Mann expresaba con estas palabras su elevado concepto de lo efímero, de lo transitorio y fugaz. Y yo, desde la fatuidad y ampulosidad de esta columna, reivindico también, a mi manera, lo efímero como una dimensión que nos enfrenta a nuestra propia condición humana. En esta borrachera filosófica estaba yo el pasado martes en la Feria de Bremen, apenas media hora antes de su apertura oficial, cuando, ensimismado en estos pseudopensamientos, observaba sin pestañear el trabajo  de los montadores que se afanaban en dar los últimos retoques a los stands de Breakbulk Europe. “Arquitectura efímera”, pensé. Apenas 48 horas después, como si una moviola a x48.000 hubiera pasado delante de mis ojos, allí seguía yo, observando a los mismos montadores (¿debería llamarles ahora desmontadores?) deshaciendo en apenas minutos lo que tantas horas les había costado construir.

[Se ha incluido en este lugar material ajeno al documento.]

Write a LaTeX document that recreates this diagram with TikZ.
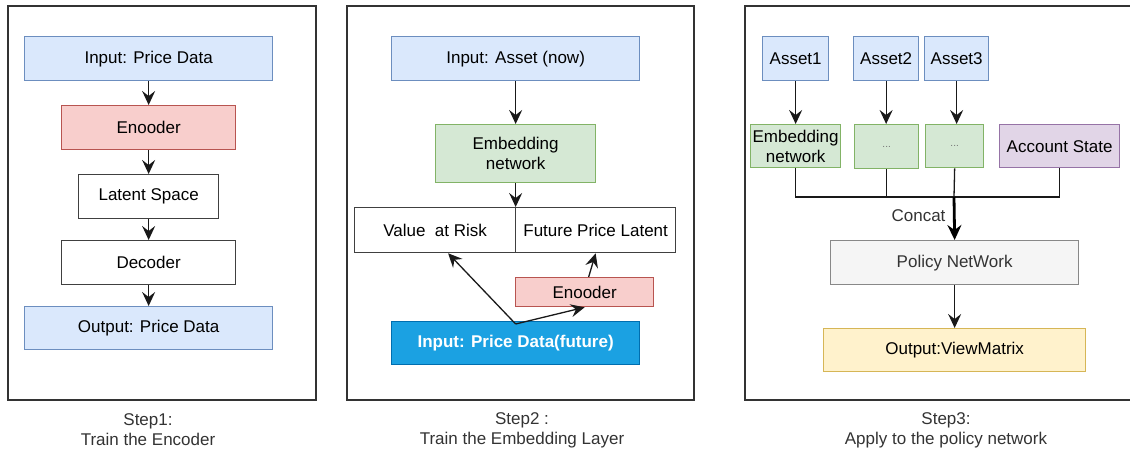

Como la vida misma. 

Es una lástima que la inmensa mayoría de los feriantes que conviven de 9.00 a 18.00 horas durante dos, tres o cuatro jornadas en ese decorado de “El Show de Truman”  en el que se convierten las ferias comerciales, no sean testigos de dos de sus momentos más significativos: el montaje y el desmontaje.

Lo que sucede entre ambos ya está escrito en el guión. Es lo previsible. Pero  al menos una vez en su vida, todos los profesionales logísticos que participan de una u otra forma en las ferias, debieran presenciar tanto el montaje como el desmontaje de sus propios stands. No sólo para disuadir a algunos de ellos, especialmente aquellos que cobran del erario público, de que hagan pellas el ultimo día, sino para que tomen también conciencia de que todo, todo, es efímero: nuestras empresas, nuestros  trabajos, nuestros cargos, nuestros compañeros, nuestros clientes, nuestros competidores, nuestras ambiciones... Elogio de lo efímero. Thomas Mann tenía razón. ¡Fatuo!